Quantum fluctuation-induced first-order breaking of time-reversal symmetry in unconventional superconductors
Yin Shi
TL;DR
This work shows that quantum order-parameter phase fluctuations can qualitatively alter a time-reversal-symmetry-breaking transition in a two-dimensional superconductor with competing non-degenerate pairing channels. Using a self-consistent treatment in the square-lattice $t$-$J$ model with Coulomb interactions, the authors derive a phase-fluctuation corrected free energy and find that the $s+id$ region can split into a dome that terminates at a first-order boundary with the $d$ phase, narrowing the domain of $\mathcal{T}$-broken superconductivity. The resulting first-order transition is supported by a two-minima free-energy landscape and a significant suppression of phase stiffness near the dome, with implications for disorder-induced transitions and high-temperature topological superconductivity in twisted cuprate systems. The formalism provides a framework for exploring similar fluctuation-driven effects in other multi-band or disordered superconductors and suggests experimental avenues in Josephson-junction networks and related materials.
Abstract
Spontaneous time-reversal symmetry breaking in superconductors with competing non-degenerate pairing channels is an exotic quantum phase transition that could give rise to robust topological superconductivity and unusual magnetism. It is proposed mostly in two-dimensional systems and is signaled by a nonzero relative phase between the two superconducting order parameters, hence it should particularly be prone to order-parameter phase fluctuations.
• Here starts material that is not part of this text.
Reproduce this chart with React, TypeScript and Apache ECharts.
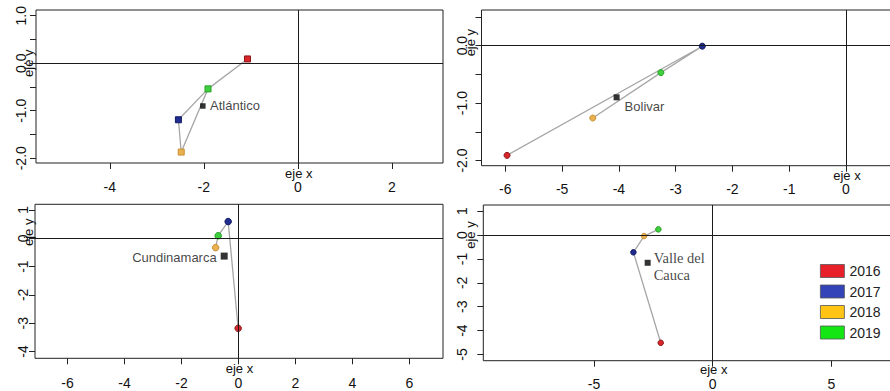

Nevertheless, the existing understanding of it is still at the mean-field level. Here, we illustrate the non-negligible effects of the phase fluctuations on such quantum phase transitions using the hole-doped square-lattice $t$-$J$ model as an example. We derive the phase fluctuation-corrected free energy and show that under the quantum phase fluctuations, the time-reversal asymmetric $s+id$ phase region splits off a dome featuring a first-order border with the $d$ phase, indicating the possibility of a phase separation into the time-reversal symmetric and asymmetric phases. The phase fluctuations also narrow the range of the $s+id$ phase considerably. We further discuss the implications of our findings for recent experiments on disorder-induced first-order quantum breakdown of superconductivity and promising high-temperature topological superconductivity in twisted cuprate Josephson junctions.